La Tour de Porcheres  :

On sait qu'en Haute Provence, tout est subtil : loin du clinquant et de la mise en scène, la vérité du pays n'apparaît que par sa fréquentation fidèle, l'adaptation à son rythme et une attention à tous ses éléments.

 

Ses édifices romans, prieurés ou chapelle, sont d'une beauté élégante et d'une extrême simplicité. C'est l'utilisation de la pierre, l'équilibre des masses et des appareillages qui en dégage toute la sérénité. Mais à côté de ces monuments religieux, il est des monuments plus modestes qui n'attirent guère l'attention.

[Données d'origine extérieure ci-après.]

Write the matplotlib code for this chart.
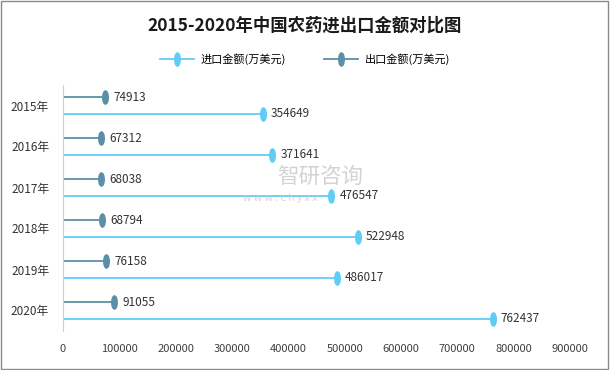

Parmi eux, non loin de Saint Michel l'Observatoire, se dresse la « tour » de PORCHERES. Il s'agit d'une haute construction rectangulaire ne comportant que de rares ouvertures et directement construite sur le rocher dans un bel appareillage de pierre locale. Il faut dire que le site de Porchères fut, dès l'antiquité, exploité pour ses pierres et les carrières se découvrent sur plusieurs hectares.

Une belle porte en arc brisé entourée de grands claveaux donne beaucoup de grâce à cet ensemble à l'architecture austère. Au milieu de ces murs puissants, les ouvertures sont minuscules et ne ressemblent pas à des meurtrières. L'intérieur comporte deux niveaux voûtés, le niveau du bas ayant été aménagé en chapelle par Léon de Berluc Perussis qui s'y fit inhumer non loin de son château du plan de Porchères. Mais toutes ces inscriptions attirent notre curiosité, un questionnement sur la destination de cet ouvrage, sur sa vocation ?

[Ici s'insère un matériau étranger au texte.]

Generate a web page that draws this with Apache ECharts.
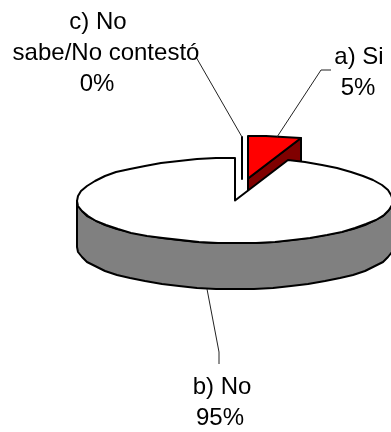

En parlant de « tour », on pense inévitablement à une tour de guet, à un aménagement militaire. Pourtant, nous avons vu que rien, dans son apparence, ne relève de l'architecture militaire et elle ne marque notamment aucune limite médiévale dans cette Haute Provence morcelée en petites unités militaro-géographique. Henri Paul Eydoux qui a passionnément fréquenté les monuments méconnus nous propose une solution : il s'agirait tout simplement d'une grange médiévale ! ( 1 ) Nous ne pouvons oublier que la vocation économique de la Haute Provence est une vocation agricole. Ici, nous sommes dans une zone d'élevage. Pierre Martel nous apprend que l'origine du nom vient des « porchères » c'est-à-dire des enclos en pierres sèches servant à élever des porcs. Il a estimé leur nombre à 400 enclos. La grange pouvait donc servir d'entrepôt pour les activités liées à cette production.

 

En Haute Provence, les émotions naissent de l'accord de l'homme avec le monde qui l'entoure. Un simple édifice utilitaire de la vie quotidienne laborieuse, à l'écart des sentiers battus, au milieu des champs de thyms, participe à notre géographie des bonheurs possibles.

Robert Sausse

 

Bibliographie  : Henri Paul Eydoux, « Monuments Méconnus », L.A.P.1980.

( 1 ) Raymond Collier (archiviste du département et historien) dit le contraire dans son livre «  La Haute Provence Monumentale et Artistique ». Il estime qu'elle faisait partie d'un système défensif englobant Reillanne, Céreste, Lincel, Saint Michel et Mane destiné à protéger Forcalquier.

- Comme le montre la troisième photos, le lieu servit à héberger les armes provenant des parachutages lors de la seconde guerre mondiale. C'était le poète René Char qui en avait la responsabilité.

La note ainsi que le commentaire concernant une photo sont du rédacteur du site.